“The aim is to make the major events as competitive as possible. Every match should be very competitive.”
These were the words of ICC Chief Executive Dave Richardson in the run up to this World Cup. They were his attempt to justify the shrinking of the 2019 World Cup from fourteen to ten teams. They seemed misguided at the time. Now, and especially in light of the four quarter finals, they simply seem bizarre.
Nine wickets (with 192 balls remaining), 109 runs, six wickets (with 97 balls remaining), 143 runs. They are the margins of victory in the four games. Not a single element of them offers any level of competitiveness. The four favourites all won, and won big.
That is not to say there wasn’t some sensational cricket. Martin Guptill became only the fifth man to score an ODI double hundred, although he is the second in this tournament alone, JP Duminy earned himself a World Cup hat-trick and most impressively, Wahab Riaz bowled one of the great spells of fast bowling in limited overs. It has been appropriate that, in a tournament so dominated by incredible individual feats and personal records, this trend has been continued in the quarter finals. This is the way in modern ODI cricket, it has become little more than a platform for the best cricketers of our generation to do the extraordinary, to show off.
The best four sides of the tournament are in the semi-finals. All four games were won by the bookies’ pre-game favourites. Had England not messed up their end of the bargain then it would have been the expected last eight. ODIs have proved themselves a format that don’t create many upsets.
We have the semi-finals most would want. The prospect of New Zealand’s pace attack going against Hashim Amla, AB De Villiers et al is certainly mouthwatering, while India’s clash with Australia at the SCG will be typically passionate and enthralling. At this point, it is almost impossible to pick a winner. The antipodean hosts have been hugely impressive, both finding the combination of sustained brutality with the bat and irrepressible incision with the ball that is the perfect blueprint to be good at cricket. But India and South Africa have both scored over 400 in ODIs. And if you can do that, you are quite tough to beat.
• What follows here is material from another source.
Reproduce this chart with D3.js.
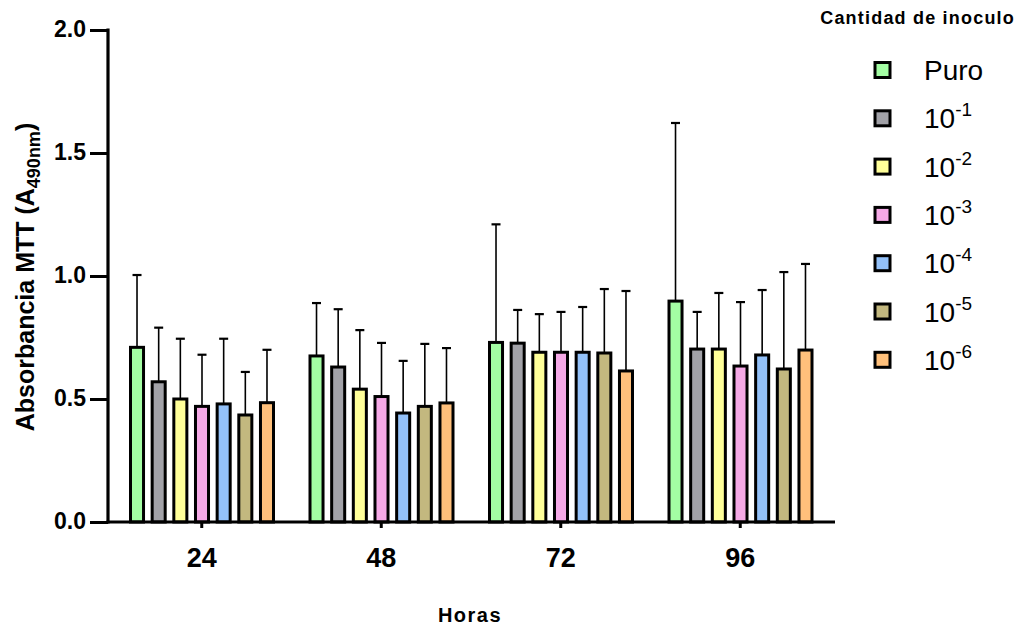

India are perhaps the most interesting proposition. They have spent the previous three months on tour in Australia, being outgunned by the hosts and also by England, permanently looking disinterested and unworried. This apathy is now fully understandable, they genuinely didn’t care about losing pre-tournament matches as they had they knew that when the crown they so thrillingly won in 2011 was on the line, they could bring their best form.
Nowhere is this turnaround more noticeable than in their seam attack. Shorn of supposed strike bowler Ishant Sharma and their most successful quick of recent years Bhuvneshwar Kumar, they have hit on a combination of genuine wicket takers. Mohammed Shami has taken seventeen wickets at an average of just 13.29 and Australia proved themselves vulnerable to seam bowling in their clashes with New Zealand and India’s great rivals Pakistan. It is not inconceivable that Shami, along with Mohit Sharma and the scintillating Umesh Yadav, will find similar success to that enjoyed by Trent Boult and the aforementioned Riaz.
Australia, however, will always be able to fight fire with fire and provide penetrative pace of their own. Mitchell Starc has arguably been the tournament’s stand out bowler, which is saying something, and his Johnson namesake has been ominously subdued. The test series between these two sides over Christmas and New Year was enthralling, heated and of an exceptionally high standard. We can only hope that this semi-final clash lives up to that.
If it does, then finally Dave Richardson might get the kind of competitive World Cup he so clearly yearns for.